Durability of high-volume fly ash concrete incorporating microbes and bottom ash under accelerated chloride attack

Reinforced concrete structures in marine environments usually have durability issues. Chloride in seawater can initiate corrosion of concrete reinforcement, reducing serviceability and eventually leading to structural failure. The simplest solution is to use high-strength concrete, but it is not environmentally friendly due to the high cement content. This paper presents the utilization of high-volume fly ash (HVFA) cement with microbes and bottom ash (BA) to improve the durability of concrete. Concrete strength was evaluated at 7 and 28 days. X-ray diffraction and scanning electron microscopy tests were performed for characterization. The rapid chloride penetration test and the accelerated corrosion test were used to assess the durability of concrete against chloride attack.
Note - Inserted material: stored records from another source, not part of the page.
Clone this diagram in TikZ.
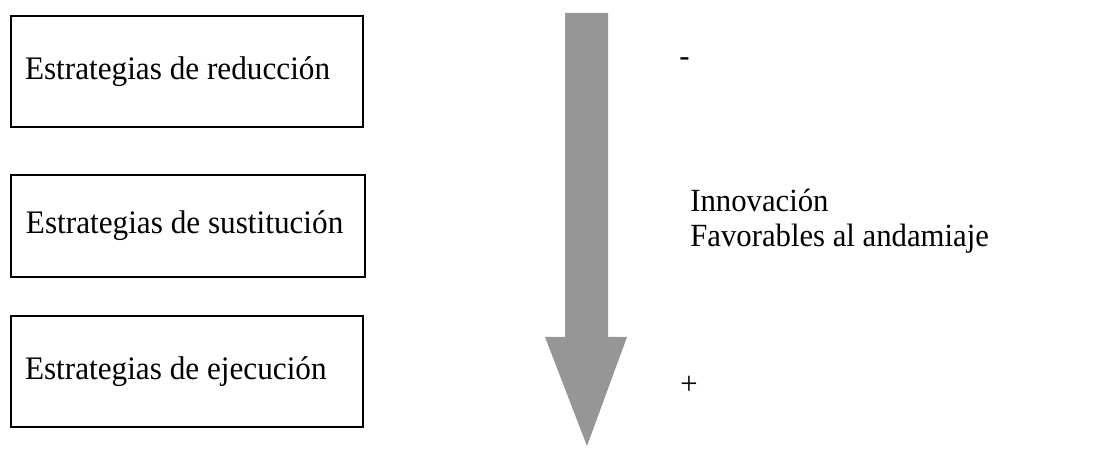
\documentclass[tikz,border=0pt]{standalone}
\usepackage{fontspec}
\setmainfont[FakeStretch=0.95]{Liberation Serif}
\usepackage{tikz}
\definecolor{flechagris}{RGB}{150,150,150}
\tikzset{
  estrategia/.style={draw, line width=1.1pt, minimum width=7.04cm, minimum height=2.22cm,
    inner xsep=0.28cm, text width=6.48cm, align=flush left, font=\fontsize{18.7}{20.1}\selectfont},
  etiqueta/.style={anchor=base west, inner sep=0pt}
}

\begin{document}
\begin{tikzpicture}[line join=miter, font=\fontsize{18.4}{20.1}\selectfont]
\useasboundingbox (0,0) rectangle (21.98,9.24);

\node (reduccion) at (3.74, 7.81) [estrategia] {Estrategias de reducción};
\node (sustitucion) at (3.76, 4.72) [estrategia, minimum width=7.08cm, minimum height=2.04cm] {Estrategias de sustitución};
\node (ejecucion) at (3.74, 1.81) [estrategia] {Estrategias de ejecución};

% flecha gruesa
\fill[flechagris] (11.30,8.98) -- (12.16,8.98) -- (12.16,2.50) -- (12.54,2.50)
  -- (11.74,0.32) -- (10.90,2.50) -- (11.30,2.50) -- cycle;

\node (menos) at (13.58, 7.90) [etiqueta] {-};
\node (criterios) at (13.80, 4.30) [etiqueta, align=left] {Innovación\\Favorables al andamiaje};
\node (mas) at (13.60, 1.34) [etiqueta] {+};

\end{tikzpicture}
\end{document}
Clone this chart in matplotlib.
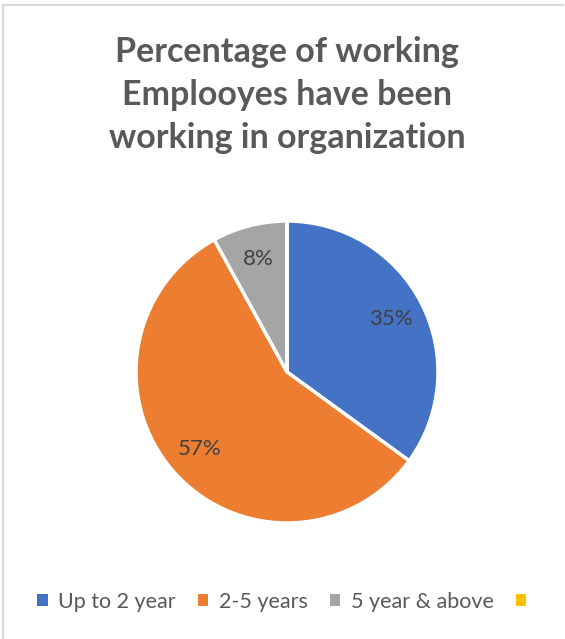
import matplotlib.pyplot as plt
from matplotlib.lines import Line2D
from matplotlib.patches import Patch

plt.rcParams['font.family'] = ['Lato', 'DejaVu Sans']

labels = ['Up to 2 year', '2-5 years', '5 year & above', '']
values = [35, 57, 8, 0]
colors = ['#4472c4', '#ed7d31', '#a5a5a5', '#ffc000']

W, H = 565, 639
fig = plt.figure(figsize=(W / 100, H / 100), dpi=100)

# chart border (only top and left edges visible in the crop)
fig.add_artist(Line2D([3 / W, 3 / W], [0, 1 - 5 / H], color='#d9d9d9', lw=1.5))
fig.add_artist(Line2D([3 / W, 563 / W], [1 - 5 / H, 1 - 5 / H], color='#d9d9d9', lw=1.5))

fig.text(287 / W, 1 - 95 / H, 'Percentage of working\nEmplooyes have been\nworking in organization',
         ha='center', va='center', fontsize=24.5, fontweight='bold', color='#595959',
         linespacing=1.42)

cx, cy, r = 287, 372, 151
ax = fig.add_axes([(cx - r) / W, 1 - (cy + r) / H, 2 * r / W, 2 * r / H])


def fmt(p):
    return '%d%%' % round(p) if p > 0 else ''


wedges, texts, autotexts = ax.pie(values, colors=colors, startangle=90, counterclock=False,
                                  autopct=fmt, pctdistance=0.77, radius=1,
                                  wedgeprops=dict(edgecolor='white', linewidth=2.5),
                                  textprops=dict(fontsize=16, color='#404040'))
ax.set_xlim(-1, 1)
ax.set_ylim(-1, 1)
ax.set_aspect('equal')

handles = [Patch(facecolor=c, edgecolor='none') for c in colors]
fig.legend(handles, labels, loc='center', bbox_to_anchor=(287 / W, 1 - 602 / H), ncol=4,
           frameon=False, fontsize=15.5, labelcolor='#595959', handlelength=0.5,
           handleheight=0.5, handletextpad=0.5, columnspacing=1.0)

fig.savefig('out.png', dpi=100)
Porosity and chloride content tests were conducted to support the analysis. Based on the rapid chloride penetration test, it was found that HVFA and microbes reduce the rate of chloride penetration, while the addition of BA increases the rate of chloride penetration. The accelerated corrosion test results show that HVFA concrete has better durability against chloride attack due to its decreased porosity and increased chloride binding capacity. Microbes in HVFA concrete decrease porosity, increasing chloride resistance. Microbes have no effect on the durability of HVFA concrete with BA.